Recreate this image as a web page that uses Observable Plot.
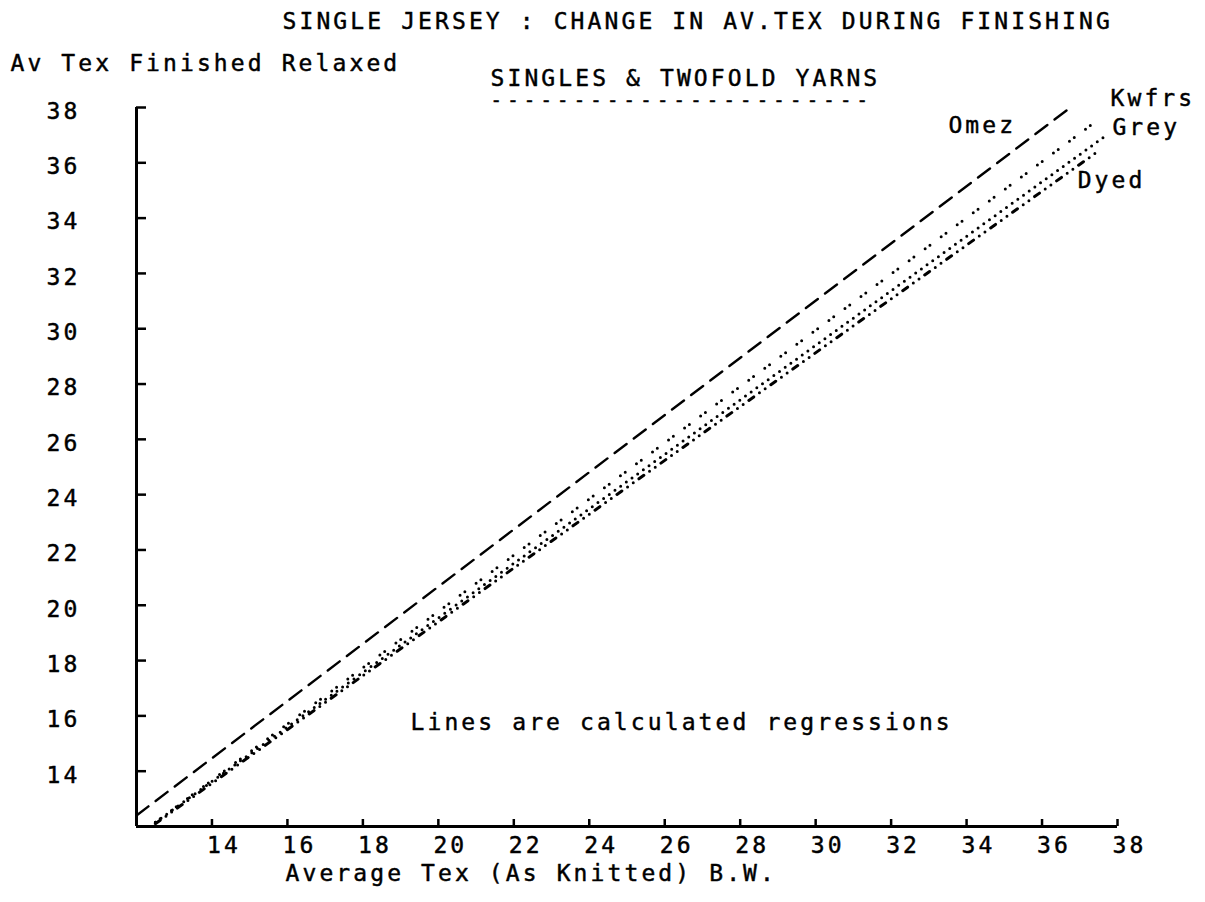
<!DOCTYPE html>
<html><head><meta charset="utf-8">
<script src="https://cdn.jsdelivr.net/npm/d3@7"></script>
<script src="https://cdn.jsdelivr.net/npm/@observablehq/plot@0.6"></script>
<style>html,body{margin:0;padding:0;background:#fff;}</style>
</head><body><div id="chart"></div>
<script>
// Regression lines: start and end points
const series = ["Omez", "Kwfrs", "Grey", "Dyed"];
const xStart = [12, 12.5, 12.5, 12.5];
const yStart = [12.4, 12.15, 12.15, 12.1];
const xEnd = [36.8, 37.55, 37.68, 37.5];
const yEnd = [38.05, 37.62, 36.97, 36.43];

const xTicks = [14, 16, 18, 20, 22, 24, 26, 28, 30, 32, 34, 36, 38];
const yTicks = [14, 16, 18, 20, 22, 24, 26, 28, 30, 32, 34, 36, 38];

const title = "SINGLE JERSEY : CHANGE IN AV.TEX DURING FINISHING";
const subtitle = "SINGLES & TWOFOLD YARNS";
const subtitleRule = "-----------------------";
const yLabel = "Av Tex Finished Relaxed";
const xLabel = "Average Tex (As Knitted) B.W.";
const note = "Lines are calculated regressions";

const rows = series.flatMap((s, i) => [
  {series: s, x: xStart[i], y: yStart[i], end: false},
  {series: s, x: xEnd[i], y: yEnd[i], end: true}
]);

const dash = {Omez: "15 9", Kwfrs: "0 6 0 14", Grey: "0 7", Dyed: "6 7 0 7 0 7"};
const labelOffset = {Omez: [-56, 20, "end"], Kwfrs: [10, -19, "start"], Grey: [7, -8, "start"], Dyed: [-21, 30, "start"]};

const ink = {fill: "black", stroke: "black", strokeWidth: 0.45};

const lineMarks = series.map(s => Plot.line(rows.filter(d => d.series === s), {
  x: "x", y: "y", stroke: "black",
  strokeWidth: s === "Omez" ? 2.4 : 3,
  strokeDasharray: dash[s], strokeLinecap: "round"
}));
const labelMarks = series.map(s => Plot.text(rows.filter(d => d.series === s && d.end), {
  x: "x", y: "y", text: "series", lineAnchor: "middle", ...ink,
  dx: labelOffset[s][0], dy: labelOffset[s][1], textAnchor: labelOffset[s][2]
}));
const freeText = (t, dx, dy, extra = {}) => Plot.text([t], {frameAnchor: "top-left", textAnchor: "start", lineAnchor: "middle", dx, dy, text: d => d, ...ink, ...extra});

const chart = Plot.plot({
  width: 1205, height: 902,
  marginLeft: 136, marginRight: 88, marginTop: 107, marginBottom: 76,
  x: {domain: [12, 38], axis: null},
  y: {domain: [12, 38], axis: null},
  style: {fontFamily: "'DejaVu Sans Mono', monospace", fontSize: "23px", letterSpacing: "3.1px", color: "black", background: "white"},
  marks: [
    ...lineMarks,
    Plot.ruleX([12], {strokeWidth: 3}),
    Plot.ruleY([12], {strokeWidth: 3}),
    Plot.ruleY(yTicks, {y: d => d, x1: 12, x2: 12, insetRight: -10, strokeWidth: 2.5}),
    Plot.ruleX(xTicks, {x: d => d, y1: 12, y2: 12, insetBottom: 7, strokeWidth: 2.5}),
    Plot.text(xTicks, {x: d => d, frameAnchor: "bottom", lineAnchor: "middle", textAnchor: "middle", dy: 19, dx: 12, text: d => String(d), ...ink}),
    Plot.text(yTicks, {y: d => d, frameAnchor: "left", lineAnchor: "middle", textAnchor: "middle", dx: -73, dy: 4, text: d => String(d), ...ink}),
    ...labelMarks,
    freeText(title, 146, -86),
    freeText(yLabel, -126, -44),
    freeText(subtitle, 354, -29),
    freeText(subtitleRule, 354, -7, {fontSize: 19}),
    freeText(note, 274, 615),
    freeText(xLabel, 149, 766)
  ]
});
d3.select(chart).selectAll("text").filter(function() { return this.textContent === subtitleRule; })
  .style("letter-spacing", "5.2px");
document.getElementById("chart").appendChild(chart);
</script>
</body></html>
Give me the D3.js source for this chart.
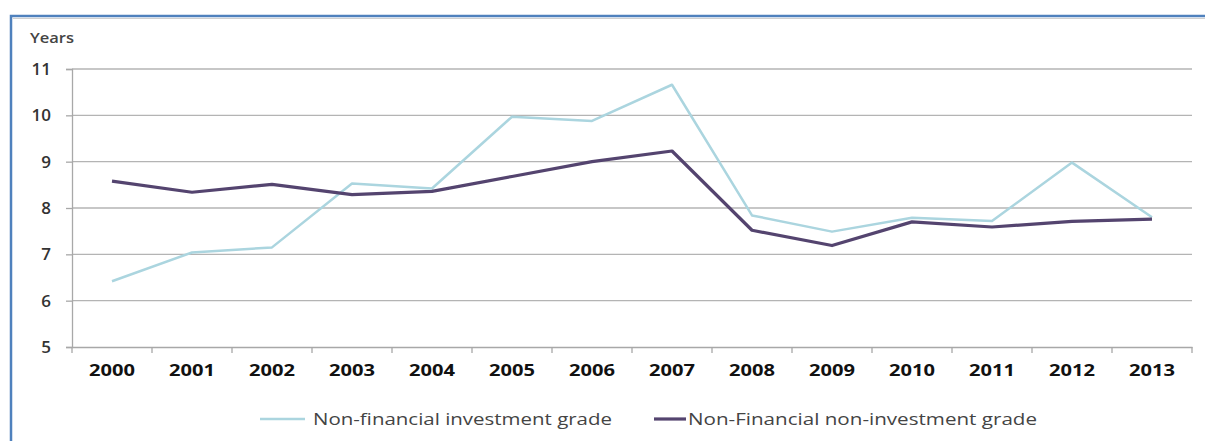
<!DOCTYPE html>
<html><head><meta charset="utf-8">
<script src="https://cdn.jsdelivr.net/npm/d3@7"></script>
<style>
html,body{margin:0;padding:0;background:#fff;}
svg{display:block;}
</style></head>
<body>
<svg id="chart" width="1205" height="441"></svg>
<script>
const years = ["2000","2001","2002","2003","2004","2005","2006","2007","2008","2009","2010","2011","2012","2013"];
const investmentGrade = [6.42, 7.04, 7.15, 8.53, 8.42, 9.97, 9.88, 10.66, 7.84, 7.49, 7.79, 7.72, 8.98, 7.8];
const nonInvestmentGrade = [8.58, 8.34, 8.51, 8.29, 8.36, 8.68, 9.0, 9.23, 7.52, 7.19, 7.7, 7.59, 7.71, 7.76];
const yTicks = [5, 6, 7, 8, 9, 10, 11];
const seriesNames = ["Non-financial investment grade", "Non-Financial non-investment grade"];

(function () {
const svg = d3.select("#chart");
const mLeft = 72, mRight = 1192, mTop = 69, mBottom = 347;

// frame
svg.append("rect").attr("x", 11).attr("y", 16).attr("width", 1210).attr("height", 440)
  .attr("fill", "none").attr("stroke", "#4f81bd").attr("stroke-width", 2.5);
svg.append("line").attr("x1", 13).attr("x2", 1205).attr("y1", 18.5).attr("y2", 18.5)
  .attr("stroke", "#d0d0d0").attr("stroke-width", 1);

const x = d3.scaleBand().domain(years).range([mLeft, mRight]).padding(0);
const y = d3.scaleLinear().domain([5, 11]).range([mBottom, mTop]);

// gridlines
svg.append("g").selectAll("line").data(yTicks.filter(d => d > 5)).join("line")
  .attr("x1", mLeft).attr("x2", mRight)
  .attr("y1", d => y(d)).attr("y2", d => y(d))
  .attr("stroke", "#b4b4b4").attr("stroke-width", 1.3);

// y axis
const yAxis = d3.axisLeft(y).tickValues(yTicks).tickSize(6).tickFormat(d3.format("d"));
const gy = svg.append("g").attr("transform", `translate(${mLeft},0)`).call(yAxis);
gy.select(".domain").attr("stroke", "#a8a8a8").attr("stroke-width", 1.3);
gy.selectAll(".tick line").attr("stroke", "#a8a8a8").attr("stroke-width", 1.3);
gy.selectAll("text").attr("font-family", "Open Sans, sans-serif").attr("font-size", 17)
  .attr("font-weight", 600).attr("fill", "#333").attr("x", -21).attr("text-anchor", "end");

// x axis
const xAxis = d3.axisBottom(x).tickSize(0).tickPadding(17);
const gx = svg.append("g").attr("transform", `translate(0,${mBottom})`).call(xAxis);
gx.select(".domain").attr("stroke", "#a8a8a8").attr("stroke-width", 1.5);
gx.selectAll("text").attr("font-family", "Open Sans, sans-serif").attr("font-size", 16.5)
  .attr("font-weight", "bold").attr("fill", "#111")
  .attr("textLength", 46).attr("lengthAdjust", "spacingAndGlyphs");
const bounds = years.map(d => x(d)).concat([mRight]);
gx.append("g").selectAll("line").data(bounds).join("line")
  .attr("x1", d => d).attr("x2", d => d).attr("y1", 0).attr("y2", 6)
  .attr("stroke", "#a8a8a8").attr("stroke-width", 1.3);

svg.append("text").attr("x", 30).attr("y", 43).text("Years")
  .attr("font-family", "Open Sans, sans-serif").attr("font-size", 13.5).attr("font-weight", 600).attr("fill", "#444")
  .attr("textLength", 44).attr("lengthAdjust", "spacingAndGlyphs");

const line = d3.line().x((d, i) => x(years[i]) + x.bandwidth() / 2).y(d => y(d));
svg.append("path").datum(investmentGrade).attr("d", line)
  .attr("fill", "none").attr("stroke", "#abd5df").attr("stroke-width", 2.5).attr("stroke-linejoin", "round");
svg.append("path").datum(nonInvestmentGrade).attr("d", line)
  .attr("fill", "none").attr("stroke", "#54446f").attr("stroke-width", 3.2).attr("stroke-linejoin", "round");

const legend = svg.append("g");
legend.append("line").attr("x1", 260).attr("x2", 305).attr("y1", 419).attr("y2", 419)
  .attr("stroke", "#abd5df").attr("stroke-width", 2.5);
legend.append("text").attr("x", 313).attr("y", 425).text(seriesNames[0])
  .attr("font-family", "Open Sans, sans-serif").attr("font-size", 17).attr("fill", "#444")
  .attr("textLength", 299).attr("lengthAdjust", "spacingAndGlyphs");
legend.append("line").attr("x1", 654).attr("x2", 686).attr("y1", 419).attr("y2", 419)
  .attr("stroke", "#54446f").attr("stroke-width", 3.2);
legend.append("text").attr("x", 688).attr("y", 425).text(seriesNames[1])
  .attr("font-family", "Open Sans, sans-serif").attr("font-size", 17).attr("fill", "#444")
  .attr("textLength", 349).attr("lengthAdjust", "spacingAndGlyphs");
})();
</script>
</body></html>
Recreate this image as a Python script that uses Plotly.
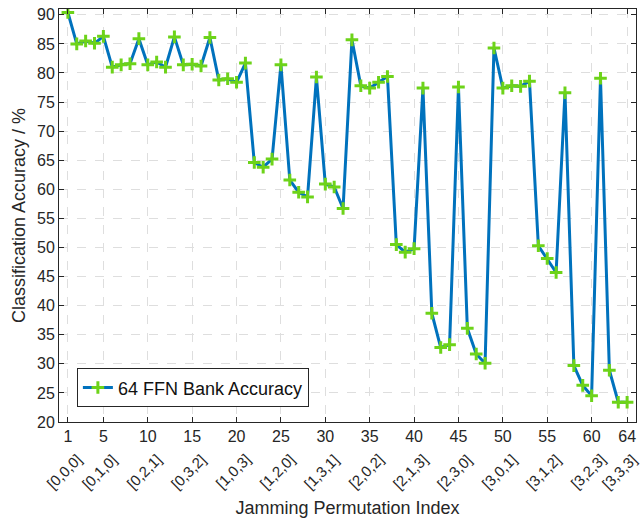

┄┄┄┄┄┄

Tally the lines of the records holding the word "this", then give only the resulting number.

• **WORKED SOLUTION**
4